On another day, I enjoyed Specialty of the House No. 1. — chile relleno ($9.95). This time, the fresh poblano was stuffed with chopped beef, almonds, raisins, potatoes and spices, then lightly battered and fried. Topped with tomato sauce, it is served with a meat-and-lettuce taco, refried beans, rice and salad. For the money — chiles rellenos can cost twice as much at fancier places — this delicious, relatively greaseless version is also a bargain, especially with the taco side.
Mole? The complex, slightly bitter range of flavors, velvety texture and darkness that I remembered are still authentically reproduced. Mole is currently served over chicken enchiladas — not an ideal presentation ($7.95). The chicken I had was dry and tough; the sauce was topped with shredded cheese. And the red rice works less than might a pristine mound of plain steamed rice. For the money, though, it’s another bargain, albeit minor.
Keep in mind that Mexico City Gourmet specializes neither in Tex-Mex food nor in sweetened Mex-American Taco Bell fodder.

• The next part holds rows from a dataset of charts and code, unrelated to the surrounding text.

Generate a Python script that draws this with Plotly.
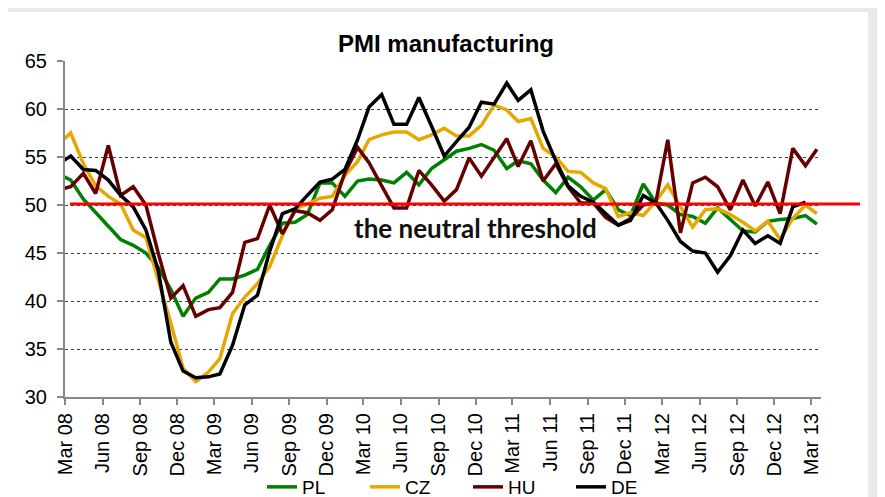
import plotly.graph_objects as go
import pandas as pd

title = "PMI manufacturing"
threshold_label = "the neutral threshold"
threshold = 50.1

# monthly observations, Feb 08 .. Mar 13 (Feb 08 is only partly visible at the left edge)
months = pd.date_range("2008-02-01", "2013-03-01", freq="MS")

tick_dates = pd.date_range("2008-03-01", "2013-03-01", freq="3MS")
tick_labels = ["Mar 08", "Jun 08", "Sep 08", "Dec 08", "Mar 09", "Jun 09", "Sep 09",
               "Dec 09", "Mar 10", "Jun 10", "Sep 10", "Dec 10", "Mar 11", "Jun 11",
               "Sep 11", "Dec 11", "Mar 12", "Jun 12", "Sep 12", "Dec 12", "Mar 13"]
y_ticks = [30, 35, 40, 45, 50, 55, 60, 65]

pl = [53.2, 52.6, 50.6, 49.2, 47.8, 46.4, 45.8, 45.0, 43.5, 41.2, 38.4, 40.3, 40.9,
      42.3, 42.3, 42.7, 43.3, 45.8, 48.1, 48.2, 49.0, 52.3, 52.3, 50.9, 52.5, 52.7,
      52.6, 52.3, 53.4, 52.1, 53.8, 54.7, 55.6, 55.9, 56.3, 55.7, 53.8, 54.6, 54.3,
      52.6, 51.3, 52.9, 51.9, 50.5, 51.6, 49.5, 48.9, 52.2, 50.2, 50.0, 49.0, 48.8,
      48.1, 49.7, 48.5, 47.3, 47.2, 48.3, 48.5, 48.6, 48.9, 48.0]
cz = [56.4, 57.5, 54.3, 52.0, 50.9, 50.1, 47.4, 46.6, 42.2, 37.7, 33.0, 31.6, 32.6,
      34.0, 38.7, 40.4, 41.8, 43.6, 46.8, 49.6, 50.1, 50.7, 50.9, 53.1, 54.5, 56.8,
      57.3, 57.6, 57.6, 56.8, 57.3, 58.0, 57.2, 57.2, 58.3, 60.4, 59.9, 58.7, 59.0,
      55.9, 55.0, 53.5, 53.4, 52.3, 51.7, 48.8, 49.2, 48.9, 50.4, 52.1, 49.8, 47.7,
      49.5, 49.6, 49.0, 48.2, 47.3, 48.3, 46.4, 48.6, 50.0, 49.1]
hu = [51.6, 51.9, 53.3, 51.2, 56.2, 51.0, 51.9, 50.0, 45.0, 40.3, 41.6, 38.4, 39.1,
      39.3, 40.9, 46.1, 46.5, 50.0, 47.0, 49.4, 49.2, 48.4, 49.5, 53.4, 56.0, 54.4,
      52.0, 49.7, 49.7, 53.6, 52.1, 50.4, 51.6, 54.9, 53.0, 55.0, 56.9, 54.0, 56.7,
      52.5, 54.3, 51.9, 50.2, 50.2, 48.7, 47.9, 48.6, 50.0, 50.3, 56.8, 47.1, 52.3,
      52.9, 51.9, 49.5, 52.6, 49.9, 52.4, 49.1, 55.9, 54.1, 55.8]
de = [54.3, 55.1, 53.7, 53.6, 52.6, 51.0, 49.8, 47.4, 43.2, 35.7, 32.7, 32.0, 32.1,
      32.4, 35.4, 39.6, 40.6, 45.2, 49.1, 49.6, 51.0, 52.4, 52.7, 53.7, 56.8, 60.2,
      61.5, 58.4, 58.4, 61.2, 58.2, 55.1, 56.6, 58.1, 60.7, 60.5, 62.7, 60.9, 62.0,
      57.7, 54.6, 52.0, 50.9, 50.3, 49.1, 47.9, 48.4, 51.0, 50.2, 48.4, 46.2, 45.2,
      45.0, 43.0, 44.7, 47.4, 46.0, 46.8, 46.0, 49.8, 50.3]

series = [("PL", pl, "#008000"), ("CZ", cz, "#E6A800"),
          ("HU", hu, "#660000"), ("DE", de, "#000000")]

fig = go.Figure()
for name, vals, color in series:
    xs = months[:len(vals)] + pd.Timedelta(days=14)
    fig.add_trace(go.Scatter(x=xs, y=vals, mode="lines", name=name,
                             line=dict(color=color, width=3.5)))

# the page places the figure 8px from the top-left corner of the window
OFF = 8
W, H = 885 - OFF, 497 - OFF
# plot area in window pixels (reference coordinates)
L, R, T, B = 65, 821, 61, 397
pw, ph = R - L, B - T

def px(x):
    return (x - L) / pw

def py(y):
    return (B - y) / ph

def cx(x):
    return (x - OFF) / W

def cy(y):
    return 1 - (y - OFF) / H

font_axis = dict(family="Liberation Sans, Arial, sans-serif", size=20, color="#000000")

fig.update_layout(
    width=W, height=H, autosize=False,
    margin=dict(l=L - OFF, r=885 - R, t=T - OFF, b=497 - B, pad=0),
    paper_bgcolor="#e9e9e9",
    plot_bgcolor="rgba(0,0,0,0)",
    title=dict(text="<b>" + title + "</b>", x=cx(446), xref="container", xanchor="center",
               y=cy(44), yref="container", yanchor="middle",
               font=dict(family="Liberation Sans, Arial, sans-serif", size=24, color="#000000")),
    xaxis=dict(type="date", range=["2008-03-01", "2013-03-25"], automargin=False,
               tickvals=tick_dates, ticktext=tick_labels, tickangle=-90,
               ticks="outside", ticklen=6, tickcolor="#888888", tickwidth=1.5,
               showline=True, linecolor="#888888", linewidth=2,
               showgrid=False, zeroline=False, tickfont=font_axis),
    yaxis=dict(range=[30, 65], tickvals=y_ticks, automargin=False,
               ticks="outside", ticklen=6, tickcolor="#888888", tickwidth=1.5,
               ticklabelstandoff=6,
               showline=True, linecolor="#888888", linewidth=2,
               showgrid=True, gridcolor="#404040", gridwidth=1, griddash="dot",
               zeroline=False, tickfont=font_axis),
    legend=dict(orientation="h", xref="container", yref="container",
                x=cx(262), xanchor="left", y=cy(487), yanchor="middle",
                font=dict(family="Liberation Sans, Arial, sans-serif", size=19, color="#000000"),
                bgcolor="rgba(0,0,0,0)", entrywidth=58, entrywidthmode="pixels"),
    showlegend=True,
)

fig.add_shape(type="rect", xref="paper", yref="paper", layer="below",
              x0=px(OFF - 2), x1=px(868), y0=py(505), y1=py(12),
              fillcolor="#ffffff", line=dict(width=0))
fig.add_shape(type="line", xref="paper", yref="y", layer="above",
              x0=px(70), x1=px(860), y0=threshold, y1=threshold,
              line=dict(color="#ff0000", width=3))
fig.add_annotation(text="<b>" + threshold_label + "</b>", xref="paper", yref="paper",
                   x=px(476), y=py(228), xanchor="center", yanchor="middle", showarrow=False,
                   font=dict(family="Lato, Carlito, sans-serif", size=26, color="#111111"))

fig.write_html("out.html")
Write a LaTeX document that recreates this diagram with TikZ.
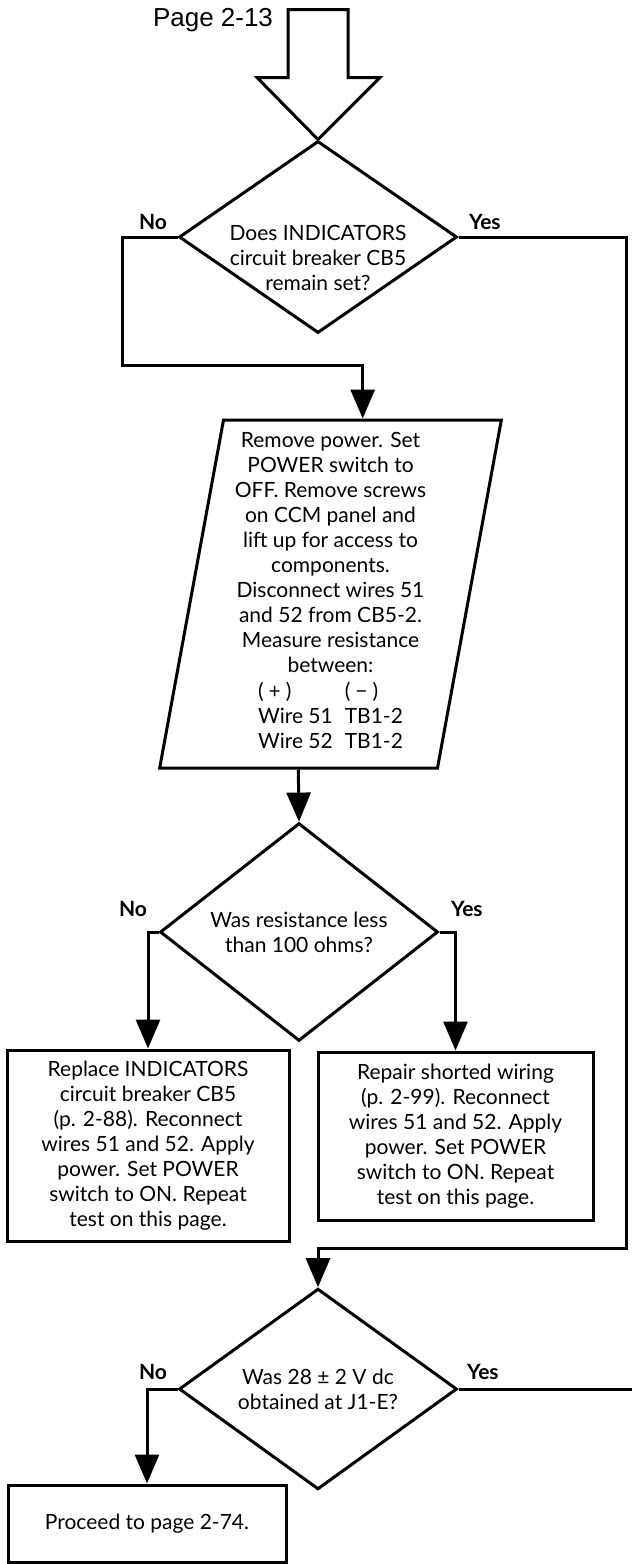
\documentclass[tikz,border=0pt]{standalone}
\usepackage{fontspec}
\setmainfont{Lato}
\newfontfamily\pagefont{Liberation Sans}
\usetikzlibrary{arrows.meta,positioning,calc,shapes.geometric}

\begin{document}
\begin{tikzpicture}[x=0.5pt,y=-0.5pt,>={Triangle[length=14.5pt,width=12pt]},line width=1.5pt,
  font=\fontsize{10.5}{12.5}\selectfont,
  decision/.style={draw,diamond,minimum width=139pt,minimum height=96pt,inner sep=0pt,align=center},
  action/.style={draw,align=center,inner sep=0pt},
  manual/.style={draw,trapezium,trapezium left angle=80,trapezium right angle=100,trapezium stretches=true,
    minimum width=171pt,minimum height=174pt,inner sep=0pt,align=center},
  answer/.style={font=\fontsize{10.5}{12.5}\selectfont\bfseries,inner sep=0pt}]
\useasboundingbox (0,0) rectangle (632,1564);

\node[font=\pagefont\fontsize{13}{15}\selectfont,inner sep=0pt] (page) at (213,20) {Page 2-13};
\node[decision] (cb) at (318,237) {};
\node[align=center,inner sep=0pt] (cbq) at ([yshift=-10.5pt]cb.center) {Does INDICATORS\\circuit breaker CB5\\remain set?};
\node[manual] (meas) at (330.5,594) {Remove power. Set\\POWER switch to\\OFF. Remove screws\\on CCM panel and\\lift up for access to\\components.\\Disconnect wires 51\\and 52 from CB5-2.\\Measure resistance\\between:\\[3pt]
  \begin{tabular}{@{}l@{\hspace{6pt}}l@{}}(\hspace{2.5pt}+\hspace{2.5pt}) & (\hspace{2.5pt}−\hspace{2.5pt})\\Wire 51 & TB1-2\\Wire 52 & TB1-2\end{tabular}};
\node[decision] (res) at (299,932) {Was resistance less\\than 100 ohms?};
\node[action,minimum width=141pt,minimum height=95.5pt] (repcb) at (148,1145.5) {Replace INDICATORS\\circuit breaker CB5\\(p. 2-88). Reconnect\\wires 51 and 52. Apply\\power. Set POWER\\switch to ON. Repeat\\test on this page.};
\node[action,minimum width=137.5pt,minimum height=84pt] (repw) at (455.5,1136) {Repair shorted wiring\\(p. 2-99). Reconnect\\wires 51 and 52. Apply\\power. Set POWER\\switch to ON. Repeat\\test on this page.};
\node[decision] (volt) at (318,1389) {Was 28~±~2 V dc\\obtained at J1-E?};
\node[action,minimum width=139pt,minimum height=38.5pt] (next) at (147,1523.5) {Proceed to page 2-74.};

% yes / no branches
\node[answer,above left=3pt and 4.5pt of cb.west] (cbno) {No};
\node[answer,above right=3pt and 4.5pt of cb.east] (cbyes) {Yes};
\node[answer,above left=7pt and 5pt of res.west] (resno) {No};
\node[answer,above right=7pt and 5pt of res.east] (resyes) {Yes};
\node[answer,above left=4pt and 4.5pt of volt.west] (voltno) {No};
\node[answer,above right=4pt and 3.5pt of volt.east] (voltyes) {Yes};

\coordinate (loop) at (122,365);
\coordinate (back) at (626,1248);
\coordinate (out) at (632,1389);

\draw (cb.north) -- ++(62,-62) -- ++(-32,0) -- ++(0,-68) -- ++(-60,0) -- ++(0,68) -- ++(-31,0) -- cycle;
\draw[->] (cb.west) -| (loop) -| ($(meas.top left corner)!.5!(meas.top right corner)$);
\draw[->] ($(meas.bottom left corner)!.5!(meas.bottom right corner)$) -- (res.north);
\draw[->] (res.west) -| (repcb.north);
\draw[->] (res.east) -| (repw.north);
\draw[->] (cb.east) -| (back) -| (volt.north);
\draw[->] (volt.west) -| (next.north);
\draw (volt.east) -- (out);
\end{tikzpicture}
\end{document}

Although levels of chile-fired hotness are not as high as they’d be in Oaxaca or Puebla, flavors stay on the right path. Jalapeño bean soup, for instance, is a pleasant combination of pinto beans, tomato, bacon, sauteed onion and cilantro ($3.45). But my tongue was tickled not a twitch by any discernable trace of jalapeño pepper.
Details are sometimes missed that might lift a dish from OK to olé. Guacamole properly contained chunks of avocado as well as chopped tomato ($3.25). Unfortunately the avocado was under-ripe and seasonings scarce, thus undermining the lush complexity of this traditional dip.
Service is polite, good-natured and neither fast nor slow. Servers address their customers genially as “amigo.” When summoned, they rush forward, all smiles.
I plan to rush back soon — while poblanos are still in season. I might add a plate of huevos rancheros (fried eggs on a corn tortilla with tomato sauce). And I’ll start with bean soup — but with added jalapeños. Because, like so many of us, I’ve learned how hot I can take it. And I like it hot.